Prior to 1994, interstate pipeline companies, which are subject to the jurisdiction of the FERC, owned all of the gas flowing through their systems, including gas held in storage, and had exclusive control over the capacity and utilization of their storage facilities. With the implementation of FERC Order 636, jurisdictional pipeline companies were required to operate their storage facilities on an open-access basis. That is, the major portion of working gas capacity (beyond what may be reserved by the pipeline/operator to maintain system integrity and for load balancing) at each site must be made available for lease to third parties on a nondiscriminatory basis.
Today, in addition to the interstate storage sites, many storage facilities owned/operated by large LDCs, intrastate pipelines, and independent operators also operate on an open-access basis, especially those sites affiliated with natural gas market centers. Open access has allowed storage to be used other than simply as backup inventory or a supplemental seasonal supply source. For example, marketers and other third parties may move gas into and out of storage (subject to the operational capabilities of the site or the tariff limitations) as changes in price levels present arbitrage opportunities. Further, storage is used in conjunction with various financial instruments (e.g. futures and options contracts, swaps, etc.) in ever more creative and complex ways in an attempt to profit from market conditions.

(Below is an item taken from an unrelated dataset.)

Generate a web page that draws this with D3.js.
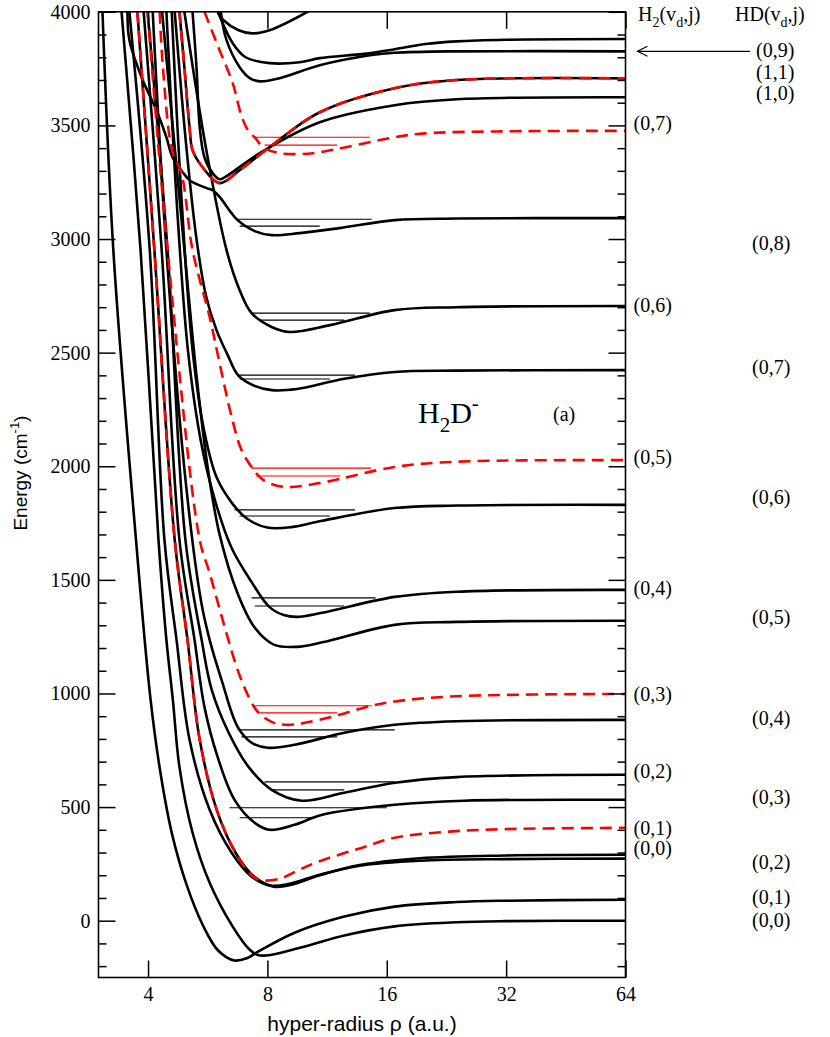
<!DOCTYPE html>
<html>
<head>
<meta charset="utf-8">
<style>
  html, body { margin: 0; padding: 0; background: #fff; }
  svg { display: block; }
  .tick text { font-family: "Liberation Serif", serif; font-size: 20px; fill: #000; }
  .tick line { stroke: #000; stroke-width: 1.5; }
  .lab { font-family: "Liberation Serif", serif; font-size: 20px; fill: #000; }
</style>
</head>
<body>
<svg width="830" height="1037"></svg>
<script src="https://d3js.org/d3.v7.min.js"></script>
<script>
// potential curves: [rho (a.u.), energy (cm-1)]
const hd00 = [[3.43,4000],[3.83,2951],[4.25,1676],[4.45,1236],[4.62,972],[4.80,677],[5.18,387],[5.72,167],[6.54,-26],[7.22,-128],[7.6,-152],[8.2,-150],[10,-112],[12.5,-65],[16.75,-25],[24,-7],[32,-2],[64,0]];
const hd01 = [[3.07,4000],[3.27,2951],[3.73,1676],[4.06,972],[4.3,650],[4.6,380],[5.0,160],[5.5,-20],[6.0,-130],[6.6,-175],[7.1,-165],[7.6,-135],[9.37,-53],[12.5,18],[16.75,62],[24,82],[32,88],[64,92]];
const hd02 = [[3.59,4000],[4.04,2951],[4.40,1676],[4.72,1236],[5.09,796],[5.72,488],[6.5,299],[7.3,194],[8.2,154],[9.1,163],[10.84,202],[13.67,242],[19.4,264],[32,271],[64,273]];
const h200 = [[3.76,4000],[4.15,2951],[4.67,1676],[5.03,1236],[5.40,796],[5.96,488],[6.65,299],[7.4,194],[8.3,150],[9.2,158],[10.84,200],[13.67,245],[19.4,275],[32,287],[64,290]];
const hd03 = [[3.90,4000],[4.33,2951],[4.80,1676],[5.24,1236],[5.55,941],[5.99,721],[6.61,532],[7.43,431],[8.10,400],[9.37,422],[11.0,466],[16.75,510],[25,528],[64,532]];
const h202 = [[3.99,4000],[4.48,2951],[4.97,1676],[5.46,1236],[5.79,1016],[6.39,827],[7.17,677],[8.20,576],[9.76,528],[12.5,563],[16.75,607],[24,632],[64,642]];
const hd04 = [[4.11,4000],[4.45,2951],[5.0,1900],[5.45,1400],[5.72,1236],[6.13,1060],[6.73,853],[7.30,783],[8.01,761],[9.37,774],[12.5,827],[16.75,862],[24,878],[64,884]];
const hd05 = [[4.34,4000],[4.94,2951],[5.3,2400],[5.65,2000],[6.06,1700],[6.73,1440],[7.43,1290],[8.3,1215],[9.5,1205],[11,1225],[16.75,1302],[24,1315],[64,1320]];
const h204 = [[4.45,4000],[4.75,3100],[5.05,2500],[5.45,2100],[5.9,1850],[6.5,1640],[7.3,1490],[8.1,1380],[8.8,1345],[9.5,1337],[11,1355],[16.75,1425],[24,1448],[64,1456]];
const hd06 = [[4.59,4000],[4.85,3200],[5.18,2511],[5.55,2150],[5.96,1950],[6.5,1840],[7.1,1770],[8.0,1730],[9.2,1732],[11,1760],[16.75,1816],[24,1827],[64,1830]];
const hd07 = [[4.67,4000],[5.0,3400],[5.3,3000],[5.6,2750],[5.95,2600],[6.35,2490],[6.75,2400],[7.4,2355],[8.2,2335],[9.5,2340],[12.5,2385],[16.75,2415],[24,2421],[64,2423]];
const h206 = [[4.94,4000],[5.6,3400],[6.31,2951],[6.81,2775],[7.30,2674],[8.2,2613],[9.1,2591],[11.5,2621],[16.75,2687],[24,2700],[64,2705]];
const hd08 = [[3.55,4000],[3.59,3875],[3.88,3699],[4.20,3567],[4.45,3448],[4.61,3360],[4.85,3303],[5.09,3259],[5.62,3224],[5.82,3215],[6.06,3185],[6.73,3083],[7.43,3035],[8.2,3017],[9.65,3026],[12.17,3048],[16.75,3083],[24,3090],[64,3092]];
const hd10 = [[5.18,4000],[5.3,3756],[5.4,3492],[5.55,3360],[5.82,3290],[6.06,3263],[6.25,3272],[7.65,3378],[10.84,3514],[16.75,3589],[24,3615],[64,3624]];
const hd11 = [[4.80,4000],[4.94,3756],[5.09,3492],[5.18,3391],[5.49,3316],[6.06,3246],[6.81,3303],[8.10,3404],[10.84,3558],[16.75,3664],[24,3700],[64,3707]];
const hd09 = [[6.1,4000],[6.31,3875],[6.81,3756],[7.22,3708],[7.65,3694],[8.59,3708],[10.84,3765],[14.66,3810],[16.75,3820],[24,3826],[64,3826]];
const hdHigh = [[6.0,4000],[6.54,3862],[7.05,3800],[8.1,3774],[9.65,3778],[10.84,3796],[14,3815],[16.75,3835],[20,3858],[24,3870],[32,3877],[64,3880]];
const hdTop = [[5.99,4000],[6.2,3963],[6.77,3919],[7.33,3905],[8.1,3919],[10.1,4000],[11,4040]];

const h201 = [[3.76,4000],[4.15,2951],[4.67,1676],[5.03,1236],[5.40,796],[5.96,488],[6.65,299],[7.3,200],[7.75,178],[8.6,185],[9.65,225],[10.84,262],[13.67,318],[16.75,365],[23,392],[32,403],[64,409]];
const h203 = [[3.99,4000],[4.48,2951],[5.40,1676],[5.72,1530],[6.20,1311],[6.77,1091],[7.30,959],[7.6,915],[8.2,875],[9.0,862],[10.84,884],[14.66,946],[16.75,965],[24,988],[64,998]];
const h205 = [[4.28,4000],[4.36,3758],[4.61,3382],[4.85,3294],[5.18,2951],[5.72,2657],[6.06,2454],[6.5,2217],[6.88,2072],[7.3,1997],[7.8,1940],[8.84,1909],[10.84,1926],[16.75,1997],[24,2020],[64,2027]];
const h207 = [[5.55,4000],[6.06,3831],[6.54,3686],[6.9,3536],[7.22,3466],[7.43,3448],[7.8,3404],[8.59,3378],[9.65,3374],[10.84,3382],[16.75,3448],[20,3465],[32,3474],[64,3476]];
const h211 = hd11;

// bound levels: [energy, rho from, rho to]
const blackLevels = [
  [3087,6.73,14.66],[3057,6.81,10.84],
  [2674,7.3,14.5],[2643,7.65,12.5],
  [2401,6.73,13.3],[2384,6.81,11.5],
  [1808,6.61,13.3],[1781,6.81,11.5],
  [1421,7.3,15.0],[1385,7.43,12.5],
  [840,6.73,16.75],[809,6.88,12.0],
  [611,7.87,16.75],[576,8.2,12.5],
  [497,6.42,16.0],[453,6.81,10.3]
];
const redLevels = [
  [3448,7.43,14.5],[3413,7.87,12.0],
  [1992,7.3,14.6],[1957,7.5,12.2],
  [946,7.4,14.66],[915,7.65,12.0]
];

const xTicks = [4, 8, 16, 32, 64];
const yTicks = d3.range(0, 4001, 500);
const yMinor = d3.range(-200, 4001, 100).filter(v => v % 500 !== 0);

const h2Labels = ["(0,7)","(0,6)","(0,5)","(0,4)","(0,3)","(0,2)","(0,1)","(0,0)"];
const h2LabelE = [3509, 2709, 2041, 1465, 998, 660, 409, 321];
const hdLabels = ["(0,9)","(1,1)","(1,0)","(0,8)","(0,7)","(0,6)","(0,5)","(0,4)","(0,3)","(0,2)","(0,1)","(0,0)"];
const hdLabelE = [3831, 3734, 3642, 2982, 2437, 1865, 1337, 893, 545, 259, 106, 4];

const blackCurves = [hd00, hd01, hd02, h200, hd03, h202, hd04, hd05, h204, hd06, hd07, h206, hd08, hd10, hd11, hd09, hdHigh, hdTop];
const redCurves = [h201, h203, h205, h207, h211];

const svg = d3.select("svg");
const L = 98.5, R = 625.5, T = 11.8, B = 977.5;

const x = d3.scaleLog().base(2).domain([3, 64]).range([L, R]);
const y = d3.scaleLinear().domain([-250, 4000]).range([B, T]);

svg.append("clipPath").attr("id", "plot")
  .append("rect").attr("x", L).attr("y", T).attr("width", R - L).attr("height", B - T);

const line = d3.line().x(d => x(d[0])).y(d => y(d[1])).curve(d3.curveCatmullRom.alpha(0.5));

const g = svg.append("g").attr("clip-path", "url(#plot)");

// levels
g.append("g").selectAll("line").data(blackLevels).join("line")
  .attr("x1", d => x(d[1])).attr("x2", d => x(d[2]))
  .attr("y1", d => y(d[0])).attr("y2", d => y(d[0]))
  .attr("stroke", "#000").attr("stroke-width", 1.2);
g.append("g").selectAll("line").data(redLevels).join("line")
  .attr("x1", d => x(d[1])).attr("x2", d => x(d[2]))
  .attr("y1", d => y(d[0])).attr("y2", d => y(d[0]))
  .attr("stroke", "#ff0000").attr("stroke-width", 1.2);

g.append("g").selectAll("path").data(blackCurves).join("path")
  .attr("d", line).attr("fill", "none")
  .attr("stroke", "#000").attr("stroke-width", 2.6);

g.append("g").selectAll("path").data(redCurves).join("path")
  .attr("d", line).attr("fill", "none")
  .attr("stroke", "#ff0000").attr("stroke-width", 2.6)
  .attr("stroke-dasharray", "12,7");

// axes
svg.append("g").attr("transform", `translate(${L},0)`)
  .call(d3.axisLeft(y).tickValues(yMinor).tickSizeInner(-8).tickSizeOuter(0).tickFormat(""))
  .call(a => a.select(".domain").remove());
svg.append("g").attr("transform", `translate(${L},0)`)
  .call(d3.axisLeft(y).tickValues(yTicks).tickSizeInner(-17).tickSizeOuter(0).tickPadding(8).tickFormat(d3.format("d")))
  .call(a => a.select(".domain").remove());
svg.append("g").attr("transform", `translate(${R},0)`)
  .call(d3.axisRight(y).tickValues(yMinor).tickSizeInner(-8).tickSizeOuter(0).tickFormat(""))
  .call(a => a.select(".domain").remove());
svg.append("g").attr("transform", `translate(${R},0)`)
  .call(d3.axisRight(y).tickValues(yTicks).tickSizeInner(-17).tickSizeOuter(0).tickFormat(""))
  .call(a => a.select(".domain").remove());
svg.append("g").attr("transform", `translate(0,${B})`)
  .call(d3.axisBottom(x).tickValues(xTicks).tickSizeInner(-17).tickSizeOuter(0).tickPadding(9).tickFormat(d3.format("d")))
  .call(a => a.select(".domain").remove());
svg.append("g").attr("transform", `translate(0,${T})`)
  .call(d3.axisTop(x).tickValues(xTicks).tickSizeInner(-17).tickSizeOuter(0).tickFormat(""))
  .call(a => a.select(".domain").remove());

svg.append("rect").attr("x", L).attr("y", T).attr("width", R - L).attr("height", B - T)
  .attr("fill", "none").attr("stroke", "#000").attr("stroke-width", 1.6);

// axis titles
svg.append("text")
  .attr("x", (L + R) / 2).attr("y", 1031)
  .attr("text-anchor", "middle")
  .style("font-family", "'Liberation Sans', sans-serif").style("font-size", "21px")
  .text("hyper-radius ρ (a.u.)");

const yl = svg.append("text")
  .attr("transform", `translate(27,${y(1970)}) rotate(-90)`)
  .attr("text-anchor", "middle")
  .style("font-family", "'Liberation Sans', sans-serif").style("font-size", "19px");
yl.append("tspan").text("Energy (cm");
yl.append("tspan").attr("dy", -8).style("font-size", "13px").text("-1");
yl.append("tspan").attr("dy", 8).text(")");

// in-plot labels
const mol = svg.append("text").attr("x", 418).attr("y", 423).attr("class", "lab").style("font-size", "30px");
mol.append("tspan").text("H");
mol.append("tspan").attr("dy", 9).style("font-size", "21px").text("2");
mol.append("tspan").attr("dy", -9).text("D");
mol.append("tspan").attr("dy", -13).style("font-size", "21px").text("-");
svg.append("text").attr("x", 553).attr("y", 421).attr("class", "lab").text("(a)");

// column headers
function header(x0, first) {
  const t = svg.append("text").attr("x", x0).attr("y", 21).attr("class", "lab");
  t.append("tspan").text(first[0]);
  if (first[1]) t.append("tspan").attr("dy", 6).style("font-size", "14px").text(first[1]);
  t.append("tspan").attr("dy", first[1] ? -6 : 0).text("(v");
  t.append("tspan").attr("dy", 6).style("font-size", "14px").text("d");
  t.append("tspan").attr("dy", -6).text(",j)");
}
header(638, ["H", "2"]);
header(735, ["HD", null]);

svg.append("g").selectAll("text").data(h2Labels).join("text")
  .attr("class", "lab")
  .attr("x", R + 8)
  .attr("y", (d, i) => y(h2LabelE[i]))
  .attr("dy", "0.35em")
  .text(d => d);

svg.append("g").selectAll("text").data(hdLabels).join("text")
  .attr("class", "lab")
  .attr("x", (d, i) => i < 3 ? 756 : 752)
  .attr("y", (d, i) => y(hdLabelE[i]))
  .attr("dy", "0.35em")
  .text(d => d);

// arrow to the HD(0,9) threshold
const ay = y(3826);
svg.append("line").attr("x1", 750).attr("x2", R + 12).attr("y1", ay).attr("y2", ay)
  .attr("stroke", "#000").attr("stroke-width", 1.2);
svg.append("path")
  .attr("d", `M${R + 22},${ay - 5} L${R + 12},${ay} L${R + 22},${ay + 5}`)
  .attr("fill", "none").attr("stroke", "#000").attr("stroke-width", 1.2);
</script>
</body>
</html>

Reflecting this change in focus within the natural gas storage industry during recent years, the largest growth in daily withdrawal capability has been from high deliverability storage sites, which include salt cavern storage reservoirs as well as some depleted oil or gas reservoirs. These facilities can cycle their inventories-i.e., completely withdraw and refill working gas (or vice versa)-more rapidly than can other types of storage, a feature more suitable to the flexible operational needs of today's storage users. Since 1993, daily withdrawal capability from high deliverability salt cavern storage facilities has grown significantly. Nevertheless, conventional storage facilities continue to be very important to the industry as well.